#### [COLLECTED MATERIAL]
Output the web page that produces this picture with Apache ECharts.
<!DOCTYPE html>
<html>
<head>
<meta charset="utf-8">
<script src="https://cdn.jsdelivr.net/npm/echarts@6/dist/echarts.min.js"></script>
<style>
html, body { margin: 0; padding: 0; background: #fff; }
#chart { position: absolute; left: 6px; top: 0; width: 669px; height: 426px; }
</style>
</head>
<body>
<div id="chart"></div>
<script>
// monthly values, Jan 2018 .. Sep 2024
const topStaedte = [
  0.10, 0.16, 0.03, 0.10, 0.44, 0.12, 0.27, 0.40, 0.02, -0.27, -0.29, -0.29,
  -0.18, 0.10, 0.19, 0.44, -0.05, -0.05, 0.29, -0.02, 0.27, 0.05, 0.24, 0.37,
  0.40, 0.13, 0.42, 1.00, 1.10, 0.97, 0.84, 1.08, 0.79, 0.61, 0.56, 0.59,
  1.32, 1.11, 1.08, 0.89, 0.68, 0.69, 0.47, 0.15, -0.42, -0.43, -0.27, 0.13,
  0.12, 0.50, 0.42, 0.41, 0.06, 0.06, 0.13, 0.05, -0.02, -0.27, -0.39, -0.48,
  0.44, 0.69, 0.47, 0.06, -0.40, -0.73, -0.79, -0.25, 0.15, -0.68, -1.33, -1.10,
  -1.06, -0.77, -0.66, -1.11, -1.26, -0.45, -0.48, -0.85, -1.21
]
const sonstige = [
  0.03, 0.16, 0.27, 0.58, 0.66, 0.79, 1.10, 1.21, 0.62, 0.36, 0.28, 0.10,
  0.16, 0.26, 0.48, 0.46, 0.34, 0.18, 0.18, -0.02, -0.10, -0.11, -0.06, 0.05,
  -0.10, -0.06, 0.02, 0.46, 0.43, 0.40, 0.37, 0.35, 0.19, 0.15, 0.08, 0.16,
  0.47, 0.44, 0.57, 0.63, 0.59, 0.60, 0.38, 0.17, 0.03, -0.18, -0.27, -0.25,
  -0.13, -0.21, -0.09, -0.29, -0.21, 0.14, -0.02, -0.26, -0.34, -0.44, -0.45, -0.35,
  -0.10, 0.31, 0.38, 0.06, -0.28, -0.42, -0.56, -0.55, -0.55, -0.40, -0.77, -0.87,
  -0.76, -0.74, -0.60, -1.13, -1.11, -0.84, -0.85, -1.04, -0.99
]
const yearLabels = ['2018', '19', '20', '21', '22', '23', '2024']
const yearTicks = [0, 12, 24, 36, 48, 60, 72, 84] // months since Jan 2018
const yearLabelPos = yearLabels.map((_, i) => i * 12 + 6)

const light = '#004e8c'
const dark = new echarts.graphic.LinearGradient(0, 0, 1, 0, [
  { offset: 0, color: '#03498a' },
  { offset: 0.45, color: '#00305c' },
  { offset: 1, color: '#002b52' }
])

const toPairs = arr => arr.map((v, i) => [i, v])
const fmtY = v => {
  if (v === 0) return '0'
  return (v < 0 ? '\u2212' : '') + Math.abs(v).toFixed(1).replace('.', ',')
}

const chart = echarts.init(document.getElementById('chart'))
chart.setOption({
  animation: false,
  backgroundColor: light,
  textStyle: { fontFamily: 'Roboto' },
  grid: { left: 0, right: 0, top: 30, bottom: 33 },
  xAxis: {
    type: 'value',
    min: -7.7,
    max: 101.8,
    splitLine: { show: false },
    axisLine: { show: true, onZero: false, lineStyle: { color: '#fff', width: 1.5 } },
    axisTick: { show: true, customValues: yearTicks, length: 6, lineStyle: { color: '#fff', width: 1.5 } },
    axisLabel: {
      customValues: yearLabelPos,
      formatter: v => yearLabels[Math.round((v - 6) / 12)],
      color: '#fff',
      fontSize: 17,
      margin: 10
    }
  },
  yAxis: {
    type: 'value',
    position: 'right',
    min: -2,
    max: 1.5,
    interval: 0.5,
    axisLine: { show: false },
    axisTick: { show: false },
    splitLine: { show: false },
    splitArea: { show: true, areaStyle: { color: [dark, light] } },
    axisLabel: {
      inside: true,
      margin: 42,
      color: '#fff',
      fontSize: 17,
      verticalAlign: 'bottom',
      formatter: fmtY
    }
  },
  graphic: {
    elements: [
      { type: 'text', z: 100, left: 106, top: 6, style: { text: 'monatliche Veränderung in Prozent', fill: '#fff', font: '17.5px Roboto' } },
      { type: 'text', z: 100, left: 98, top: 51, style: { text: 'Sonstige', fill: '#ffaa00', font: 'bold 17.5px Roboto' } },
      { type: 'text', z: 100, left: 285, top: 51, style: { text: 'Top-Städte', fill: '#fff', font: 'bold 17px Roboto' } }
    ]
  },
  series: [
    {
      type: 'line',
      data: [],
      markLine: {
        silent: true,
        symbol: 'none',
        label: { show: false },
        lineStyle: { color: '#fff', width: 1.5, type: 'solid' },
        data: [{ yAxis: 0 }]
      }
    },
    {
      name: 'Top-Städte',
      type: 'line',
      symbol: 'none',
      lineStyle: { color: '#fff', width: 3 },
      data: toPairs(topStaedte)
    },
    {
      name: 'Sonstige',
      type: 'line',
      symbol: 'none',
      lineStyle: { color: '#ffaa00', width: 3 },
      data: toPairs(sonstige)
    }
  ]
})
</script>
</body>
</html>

#### [TASK OBJECTIVE]
Extract all of the data shown above and repeat it verbatim.

#### [THE OUTPUT]
Output the web page that produces this picture with Apache ECharts.
<!DOCTYPE html>
<html>
<head>
<meta charset="utf-8">
<script src="https://cdn.jsdelivr.net/npm/echarts@6/dist/echarts.min.js"></script>
<style>
html, body { margin: 0; padding: 0; background: #fff; }
#chart { position: absolute; left: 6px; top: 0; width: 669px; height: 426px; }
</style>
</head>
<body>
<div id="chart"></div>
<script>
// monthly values, Jan 2018 .. Sep 2024
const topStaedte = [
  0.10, 0.16, 0.03, 0.10, 0.44, 0.12, 0.27, 0.40, 0.02, -0.27, -0.29, -0.29,
  -0.18, 0.10, 0.19, 0.44, -0.05, -0.05, 0.29, -0.02, 0.27, 0.05, 0.24, 0.37,
  0.40, 0.13, 0.42, 1.00, 1.10, 0.97, 0.84, 1.08, 0.79, 0.61, 0.56, 0.59,
  1.32, 1.11, 1.08, 0.89, 0.68, 0.69, 0.47, 0.15, -0.42, -0.43, -0.27, 0.13,
  0.12, 0.50, 0.42, 0.41, 0.06, 0.06, 0.13, 0.05, -0.02, -0.27, -0.39, -0.48,
  0.44, 0.69, 0.47, 0.06, -0.40, -0.73, -0.79, -0.25, 0.15, -0.68, -1.33, -1.10,
  -1.06, -0.77, -0.66, -1.11, -1.26, -0.45, -0.48, -0.85, -1.21
]
const sonstige = [
  0.03, 0.16, 0.27, 0.58, 0.66, 0.79, 1.10, 1.21, 0.62, 0.36, 0.28, 0.10,
  0.16, 0.26, 0.48, 0.46, 0.34, 0.18, 0.18, -0.02, -0.10, -0.11, -0.06, 0.05,
  -0.10, -0.06, 0.02, 0.46, 0.43, 0.40, 0.37, 0.35, 0.19, 0.15, 0.08, 0.16,
  0.47, 0.44, 0.57, 0.63, 0.59, 0.60, 0.38, 0.17, 0.03, -0.18, -0.27, -0.25,
  -0.13, -0.21, -0.09, -0.29, -0.21, 0.14, -0.02, -0.26, -0.34, -0.44, -0.45, -0.35,
  -0.10, 0.31, 0.38, 0.06, -0.28, -0.42, -0.56, -0.55, -0.55, -0.40, -0.77, -0.87,
  -0.76, -0.74, -0.60, -1.13, -1.11, -0.84, -0.85, -1.04, -0.99
]
const yearLabels = ['2018', '19', '20', '21', '22', '23', '2024']
const yearTicks = [0, 12, 24, 36, 48, 60, 72, 84] // months since Jan 2018
const yearLabelPos = yearLabels.map((_, i) => i * 12 + 6)

const light = '#004e8c'
const dark = new echarts.graphic.LinearGradient(0, 0, 1, 0, [
  { offset: 0, color: '#03498a' },
  { offset: 0.45, color: '#00305c' },
  { offset: 1, color: '#002b52' }
])

const toPairs = arr => arr.map((v, i) => [i, v])
const fmtY = v => {
  if (v === 0) return '0'
  return (v < 0 ? '\u2212' : '') + Math.abs(v).toFixed(1).replace('.', ',')
}

const chart = echarts.init(document.getElementById('chart'))
chart.setOption({
  animation: false,
  backgroundColor: light,
  textStyle: { fontFamily: 'Roboto' },
  grid: { left: 0, right: 0, top: 30, bottom: 33 },
  xAxis: {
    type: 'value',
    min: -7.7,
    max: 101.8,
    splitLine: { show: false },
    axisLine: { show: true, onZero: false, lineStyle: { color: '#fff', width: 1.5 } },
    axisTick: { show: true, customValues: yearTicks, length: 6, lineStyle: { color: '#fff', width: 1.5 } },
    axisLabel: {
      customValues: yearLabelPos,
      formatter: v => yearLabels[Math.round((v - 6) / 12)],
      color: '#fff',
      fontSize: 17,
      margin: 10
    }
  },
  yAxis: {
    type: 'value',
    position: 'right',
    min: -2,
    max: 1.5,
    interval: 0.5,
    axisLine: { show: false },
    axisTick: { show: false },
    splitLine: { show: false },
    splitArea: { show: true, areaStyle: { color: [dark, light] } },
    axisLabel: {
      inside: true,
      margin: 42,
      color: '#fff',
      fontSize: 17,
      verticalAlign: 'bottom',
      formatter: fmtY
    }
  },
  graphic: {
    elements: [
      { type: 'text', z: 100, left: 106, top: 6, style: { text: 'monatliche Veränderung in Prozent', fill: '#fff', font: '17.5px Roboto' } },
      { type: 'text', z: 100, left: 98, top: 51, style: { text: 'Sonstige', fill: '#ffaa00', font: 'bold 17.5px Roboto' } },
      { type: 'text', z: 100, left: 285, top: 51, style: { text: 'Top-Städte', fill: '#fff', font: 'bold 17px Roboto' } }
    ]
  },
  series: [
    {
      type: 'line',
      data: [],
      markLine: {
        silent: true,
        symbol: 'none',
        label: { show: false },
        lineStyle: { color: '#fff', width: 1.5, type: 'solid' },
        data: [{ yAxis: 0 }]
      }
    },
    {
      name: 'Top-Städte',
      type: 'line',
      symbol: 'none',
      lineStyle: { color: '#fff', width: 3 },
      data: toPairs(topStaedte)
    },
    {
      name: 'Sonstige',
      type: 'line',
      symbol: 'none',
      lineStyle: { color: '#ffaa00', width: 3 },
      data: toPairs(sonstige)
    }
  ]
})
</script>
</body>
</html>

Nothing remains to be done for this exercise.